With option adjusted cash flow analysis, Mr. Shih explained, his staff can analyze what it will cost the bank to offer a product incorporating such features and blend that cost into the price it charges the customer.

"It allows us to tailor a customer's requirements and put the institution in a break-even position," said Mr. Shih.

That capability places Fidelity Federal, a unit of Citadel Holding Co., in a better position that many financial institutions.

Many bankers are pricing in an undisciplined manner, observed Richard Herring, professor of finance and director of The Wharton Financial Institutions Center.

"Any kind of technology that will help you look at how a loan will perform over a number of economic scenarios will help you price it accurately," Mr. Herring said. "This would make a lot of sense for something like mortgage loans," which incorporate a variety of options and circumstances that lenders must be able to understand and hedge against.

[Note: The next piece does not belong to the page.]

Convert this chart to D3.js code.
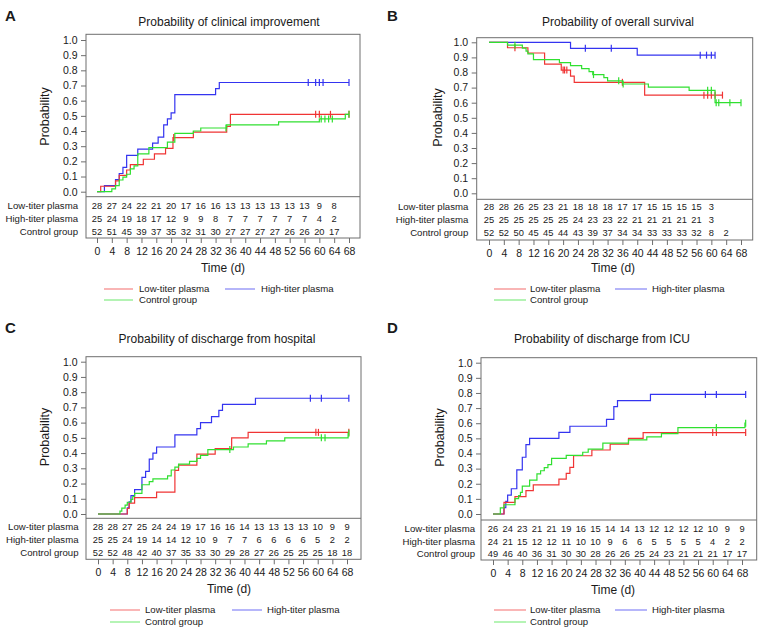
<!DOCTYPE html>
<html><head><meta charset="utf-8">
<script src="https://cdn.jsdelivr.net/npm/d3@7"></script>
<style>
body{margin:0;background:#fff}
svg{display:block}
text{font-family:"Liberation Sans",Arial,Helvetica,sans-serif;fill:#1a1a1a}
</style>
</head><body>
<svg id="c" width="762" height="632"></svg>
<script>
// ---------- shared data ----------
const xTicks = [0,4,8,12,16,20,24,28,32,36,40,44,48,52,56,60,64,68];
const yTicks = [0,0.1,0.2,0.3,0.4,0.5,0.6,0.7,0.8,0.9,1.0];
const seriesNames = ["Low-titer plasma","High-titer plasma","Control group"];
const seriesColors = ["#f03434","#3434f0","#30e030"];
const panelLetters = ["A","B","C","D"];
const panelTitles = ["Probability of clinical improvement","Probability of overall survival",
  "Probability of discharge from hospital","Probability of discharge from ICU"];
const startValues = [0,1,0,0];

// ---------- Panel A ----------
const aLowSteps = [[1,0.036],[5,0.071],[6,0.107],[8,0.143],[9,0.179],[12.5,0.214],[15.5,0.25],[18.5,0.286],[20.5,0.357],[26,0.393],[35,0.43],[36,0.51]];
const aLowCens = [20.7,59,60,63,68];
const aHighSteps = [[2,0.04],[5,0.08],[6,0.12],[7,0.16],[8,0.24],[11,0.28],[15,0.32],[16.5,0.36],[18,0.44],[19,0.48],[20,0.52],[21,0.64],[32,0.68],[33,0.72]];
const aHighCens = [57,59,60,61,68];
const aCtrlSteps = [[4,0.019],[5,0.04],[6,0.077],[7,0.096],[8,0.115],[9,0.15],[10,0.17],[11,0.25],[14,0.29],[19,0.327],[21,0.385],[26,0.40],[28,0.42],[35,0.44],[49,0.46],[60,0.48],[67,0.51]];
const aCtrlCens = [34.8,60.5,61.5,62.5,63.5,68];
const aEnds = [68,68,68];
const aLowRisk  = [28,27,24,22,21,20,17,16,16,13,13,13,13,13,13,9,8];
const aHighRisk = [25,24,19,18,17,12,9,9,8,7,7,7,7,7,7,4,2];
const aCtrlRisk = [52,51,45,39,37,35,32,31,30,27,27,27,27,26,26,20,17];

// ---------- Panel B ----------
const bLowSteps = [[5,0.964],[10.5,0.929],[15,0.855],[19.5,0.816],[22,0.776],[23,0.735],[42,0.65]];
const bLowCens = [7,20,20.4,21,36,58,59,60,61,63];
const bHighSteps = [[22,0.96],[40,0.915]];
const bHighCens = [26,33,57,58.7,60,61];
const bCtrlSteps = [[5,0.981],[9,0.962],[10,0.942],[10.5,0.923],[12,0.885],[19,0.865],[22,0.846],[25,0.826],[27,0.806],[28,0.786],[31,0.766],[32,0.745],[36,0.724],[43,0.703],[54,0.682],[61,0.60]];
const bCtrlCens = [7,28.2,35,36.2,59,60,61.3,62,65,68];
const bEnds = [63,61,68];
const bLowRisk  = [28,28,26,25,23,21,18,18,18,17,17,15,15,15,15,3];
const bHighRisk = [25,25,25,25,25,25,24,23,23,22,21,21,21,21,21,3];
const bCtrlRisk = [52,52,50,45,45,44,43,39,37,34,34,33,33,33,32,8,2];

// ---------- Panel C ----------
const cLowSteps = [[8,0.036],[8.5,0.071],[10,0.107],[16,0.143],[21,0.286],[22,0.321],[27,0.393],[32,0.43],[36.5,0.50],[41,0.536]];
const cLowCens = [59.5,60.2,68.5];
const cHighSteps = [[8,0.04],[8.5,0.08],[9,0.12],[10,0.16],[12,0.24],[13,0.28],[14,0.36],[15,0.40],[16,0.44],[21,0.52],[27,0.56],[28,0.60],[31,0.64],[33,0.68],[34,0.72],[43,0.76]];
const cHighCens = [58,61,68.5];
const cCtrlSteps = [[6,0.019],[6.5,0.038],[7.4,0.058],[8,0.077],[9,0.096],[9.5,0.115],[10,0.135],[12,0.192],[14,0.212],[15,0.231],[19,0.25],[20,0.289],[21,0.308],[22,0.327],[25,0.346],[27,0.365],[28,0.385],[30,0.423],[37,0.44],[41,0.46],[46,0.48],[51,0.50],[68.3,0.53]];
const cCtrlCens = [36,61,62,68.5];
const cEnds = [68.5,68.5,68.5];
const cLowRisk  = [28,28,27,25,24,24,19,17,16,16,14,13,13,13,13,10,9,9];
const cHighRisk = [25,25,24,19,14,14,12,10,9,7,7,6,6,6,6,5,2,2];
const cCtrlRisk = [52,52,48,42,40,37,35,33,30,29,28,27,26,25,25,25,18,18];

// ---------- Panel D ----------
const dLowSteps = [[3,0.077],[6,0.115],[9,0.154],[11,0.192],[18,0.231],[20,0.269],[21,0.308],[22,0.385],[27,0.423],[32,0.462],[37,0.50],[41,0.538]];
const dLowCens = [60,61,69];
const dHighSteps = [[3,0.042],[3.5,0.083],[4,0.125],[5,0.167],[6.5,0.292],[8,0.375],[9,0.458],[10,0.50],[18,0.54],[21,0.58],[31,0.625],[33,0.71],[34,0.75],[43,0.79]];
const dHighCens = [58,61,69];
const dCtrlSteps = [[2,0.041],[3,0.061],[6,0.102],[7,0.122],[7.5,0.143],[8,0.184],[10,0.224],[12,0.265],[13,0.286],[14,0.306],[15,0.327],[16,0.367],[20,0.388],[24.5,0.408],[26,0.429],[30,0.469],[37,0.49],[42,0.51],[46,0.531],[50.5,0.571],[68.8,0.60]];
const dCtrlCens = [61,69];
const dEnds = [69,69,69];
const dLowRisk  = [26,24,23,21,21,19,16,15,14,14,13,12,12,12,12,10,9,9];
const dHighRisk = [24,21,15,12,12,11,10,10,9,6,6,5,5,5,5,4,2,2];
const dCtrlRisk = [49,46,40,36,31,30,30,28,26,26,25,24,23,21,21,21,17,17];

// ---------- assemble ----------
const panelsData = [
  {steps:[aLowSteps,aHighSteps,aCtrlSteps], cens:[aLowCens,aHighCens,aCtrlCens], ends:aEnds, risk:[aLowRisk,aHighRisk,aCtrlRisk]},
  {steps:[bLowSteps,bHighSteps,bCtrlSteps], cens:[bLowCens,bHighCens,bCtrlCens], ends:bEnds, risk:[bLowRisk,bHighRisk,bCtrlRisk]},
  {steps:[cLowSteps,cHighSteps,cCtrlSteps], cens:[cLowCens,cHighCens,cCtrlCens], ends:cEnds, risk:[cLowRisk,cHighRisk,cCtrlRisk]},
  {steps:[dLowSteps,dHighSteps,dCtrlSteps], cens:[dLowCens,dHighCens,dCtrlCens], ends:dEnds, risk:[dLowRisk,dHighRisk,dCtrlRisk]}
];

// layout (pixel geometry)
const layouts = [
  {letter:[5,20.5], title:[229,26], box:{l:86,r:360,t:34.3,sep:196.7,b:238}, x:[97,349], y:[191.7,40],
   rows:[209,222,234.7], labelX:78, time:[223,271.5], ylab:[49,116.5],
   leg:{y1:289,y2:300,red:[104,133,139],blue:[225,255,261]}},
  {letter:[387,20.5], title:[618,26], box:{l:476.7,r:752.7,t:37.7,sep:199.3,b:240}, x:[489,741], y:[193.3,42.3],
   rows:[210,223.3,235.7], labelX:468.3, time:[613,272], ylab:[442,117.5],
   leg:{y1:289,y2:300,red:[494,526,530],blue:[615,647,652]}},
  {letter:[5,332.7], title:[217,342.7], box:{l:86,r:361,t:356.7,sep:518.3,b:559.3}, x:[98,347], y:[514,361.7],
   rows:[530,543.3,556], labelX:78.5, time:[229,593], ylab:[49,437],
   leg:{y1:610,y2:622,red:[110,140,145],blue:[232,262,267]}},
  {letter:[387,332.7], title:[602,342.7], box:{l:481,r:756.7,t:357.7,sep:520,b:560}, x:[493,742], y:[514,362.7],
   rows:[531.7,544.7,556.7], labelX:475, time:[613,594], ylab:[444,437.5],
   leg:{y1:610,y2:622,red:[494,526,530],blue:[615,647,652]}}
];

const svg = d3.select("#c");
const GRID = "#6e6e6e";
const drawOrder = [1,0,2];

panelsData.forEach((pd, pi) => {
  const L = layouts[pi];
  const g = svg.append("g");
  const x = d3.scaleLinear().domain([0,68]).range(L.x);
  const y = d3.scaleLinear().domain([0,1]).range(L.y);

  g.append("text").attr("x",L.letter[0]).attr("y",L.letter[1])
    .style("font-size","15px").style("font-weight","bold").text(panelLetters[pi]);
  g.append("text").attr("x",L.title[0]).attr("y",L.title[1]).attr("text-anchor","middle")
    .style("font-size","12px").text(panelTitles[pi]);

  const B = L.box;
  g.append("rect").attr("x",B.l).attr("y",B.t).attr("width",B.r-B.l).attr("height",B.b-B.t)
    .attr("fill","none").attr("stroke",GRID).attr("stroke-width",1);
  g.append("line").attr("x1",B.l).attr("x2",B.r).attr("y1",B.sep).attr("y2",B.sep)
    .attr("stroke",GRID).attr("stroke-width",1);

  const ya = g.append("g").attr("transform",`translate(${B.l},0)`)
    .call(d3.axisLeft(y).tickValues(yTicks).tickFormat(d3.format(".1f")).tickSize(5).tickPadding(3.5));
  ya.select(".domain").remove();
  ya.selectAll("line").attr("stroke",GRID);
  ya.selectAll("text").style("font-size","10.5px").attr("fill","#1a1a1a");

  const xa = g.append("g").attr("transform",`translate(0,${B.b})`)
    .call(d3.axisBottom(x).tickValues(xTicks).tickFormat(d3.format("d")).tickSize(5).tickPadding(4.5));
  xa.select(".domain").remove();
  xa.selectAll("line").attr("stroke",GRID);
  xa.selectAll("text").style("font-size","10.5px").attr("fill","#1a1a1a");

  g.append("text").attr("x",L.time[0]).attr("y",L.time[1]).attr("text-anchor","middle")
    .style("font-size","12px").text("Time (d)");
  g.append("text").attr("transform",`translate(${L.ylab[0]},${L.ylab[1]}) rotate(-90)`)
    .attr("text-anchor","middle").style("font-size","12.5px").text("Probability");

  seriesNames.forEach((name, si) => {
    g.append("text").attr("x",L.labelX).attr("y",L.rows[si]).attr("text-anchor","end")
      .style("font-size","9.6px").text(name);
    g.selectAll(null).data(pd.risk[si]).enter().append("text")
      .attr("x",(d,i)=>x(xTicks[i])).attr("y",L.rows[si]).attr("text-anchor","middle")
      .style("font-size","9.3px").text(d=>d);
  });

  const line = d3.line().x(d=>x(d[0])).y(d=>y(d[1])).curve(d3.curveStepAfter);
  drawOrder.forEach(si => {
    const steps = pd.steps[si];
    const s0 = startValues[pi];
    const last = steps.length ? steps[steps.length-1][1] : s0;
    const pts = [[0,s0], ...steps, [pd.ends[si], last]];
    g.append("path").attr("d",line(pts)).attr("fill","none")
      .attr("stroke",seriesColors[si]).attr("stroke-width",1.2);
    const level = t => { let v = s0; steps.forEach(s=>{ if (s[0] <= t) v = s[1]; }); return v; };
    g.selectAll(null).data(pd.cens[si]).enter().append("line")
      .attr("x1",d=>x(d)).attr("x2",d=>x(d))
      .attr("y1",d=>y(level(d))-3.5).attr("y2",d=>y(level(d))+3.5)
      .attr("stroke",seriesColors[si]).attr("stroke-width",1.2);
  });

  const lg = L.leg;
  const legItems = [
    {si:0, x1:lg.red[0], x2:lg.red[1], tx:lg.red[2], y:lg.y1},
    {si:1, x1:lg.blue[0], x2:lg.blue[1], tx:lg.blue[2], y:lg.y1},
    {si:2, x1:lg.red[0], x2:lg.red[1], tx:lg.red[2], y:lg.y2}
  ];
  legItems.forEach(it => {
    g.append("line").attr("x1",it.x1).attr("x2",it.x2).attr("y1",it.y).attr("y2",it.y)
      .attr("stroke",seriesColors[it.si]).attr("stroke-width",1.2).attr("stroke-opacity",0.6);
    g.append("text").attr("x",it.tx).attr("y",it.y+3.4).style("font-size","9.6px").text(seriesNames[it.si]);
  });
});
</script>
</body></html>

According to Mr. Shih, the Radar system has proven useful in Fidelity Federal's mortgage lending activities. All mortgage loans originated by the bank since it began using the system in late 1991 are profitable, he said.

In addition to customizing individual mortgages, the bank also uses Radar to reprice its mortgage products on a daily basis, which helps sustain profitability.

"The responsibility we have is to make sure every investment we make from this point on is profitable; that the returns we make will compensate us for the risks we incur, over time. That's why we're using a tool like this," Mr. Shih said.

Fidelity Federal's use of the Radar system, however, is not limited to mortgage origination.

Mr. Shih said the bank uses the system's modeling capabilities to work with customers on restructuring old loans that have gone sour. The system also has contributed greatly to the design of new deposit products, he said.

For example, the bank now offers a deposit account that provides the security of a certificate of deposit combined with the flexibility and liquidity of a money market account. This new "open CD" account, Mr. Shih explained, has no limits on the amount of money a customer deposits or withdraws during its six-month term, and accrues interest based on average daily balances.

"What we do is use the Radar model to price the cost of that [flexibility] option," he said.

Thus, if the going rate on a six-month CD is 3.2%, and the modeling performed by Radar suggests the flexibility of the open CD costs the bank 20% in terms of its loss of guaranteed access to deposited funds, Mr. Shih said he would pay 3% interest on open CD account balances.

Although the concept of modeling is not new of the world of finance, the way Radar functions is something of an anomaly.

In the past, the asset-liability management systems required a certain amount of data pre-processing, according to David LaCross, president of Risk Management and chief architect of Radar. The obvious result was the loss of at least some accuracy in predicting and quantifying risks.

"In a derivatives business that loss of accuracy is a killer," observed Mr. LaCross, a former BankAmerica Corp. executive who developed Radar to fill a risk management void he discovered in his own banking endeavors.

With Radar, however, no preprocessing of data is necessary.

The system, which runs on Hewlett-Packard Co. workstations using a variant of the Unix operating system, can segment and sort through data on what Mr. LaCross describes as a "very granular" level.

That level of detail, he added, allows a banker to examine an investment scenario from a variety of perspectives and to achieve better insights into potential strategies.

The linchpin of Radar is the option adjusted cash flow analysis, which relies on a technique known as Monte Carlo simulation.

Simply stated, the idea behind Monte Carlo simulations is to run any number of "what if" risk scenarios and to chart the probable impact of each on a user's cash flow. With Radar, that process can be handled interactively.

"The key is to run a lot of scenarios - in our case we run 50 to 200 - and to look at the number of cases in which rates go up or go down and by how much," explained Mr. Shih.

That places the bank and its management team in a better position to decide what investment course and what degree of risk it is willing to take, added Mr. LaCross.

"You can distill reams of charts into a very succinct articulation or risk," he said.

"Even the most naive of boards of directors can understand that type of presentation."

Neither Mr. Shih nor Mr. LaCross would reveal precisely how much it cost Fidelity Federal to implement Radar. According to Mr. Shih, the combined cost of the workstations (the thrift previously used International Business Machines Corp. PCs), Unix software, and a graphics package to support the system ran between $60,000 and $100,000.

Radar is priced according to a licensing fee, which Mr. LaCross said depends upon an institution's scale of implementation, but which likely would range from $100,000 to $1 million a year.

Regardless of the cost, the payback on Fidelity Federal's investment in Radar has been almost immediate, according to Mr. Shih.

Nothing that the average bank incurs interest rate risk on the order of 15 to 410 basis points annually, he said that the real cost to a bank arises from not properly understanding and pricing risk.

However, Mr. Shih also cautions that not every bank is currently in a position to benefit from a tool such as Radar, because the system requires good raw data in order to provide valuable results.

"My guess is that a lot of institutions do not have data in the state it needs to be in to be of value in a model like this," he said. It seems that using the better mousetrap also requires the right kind of cheese.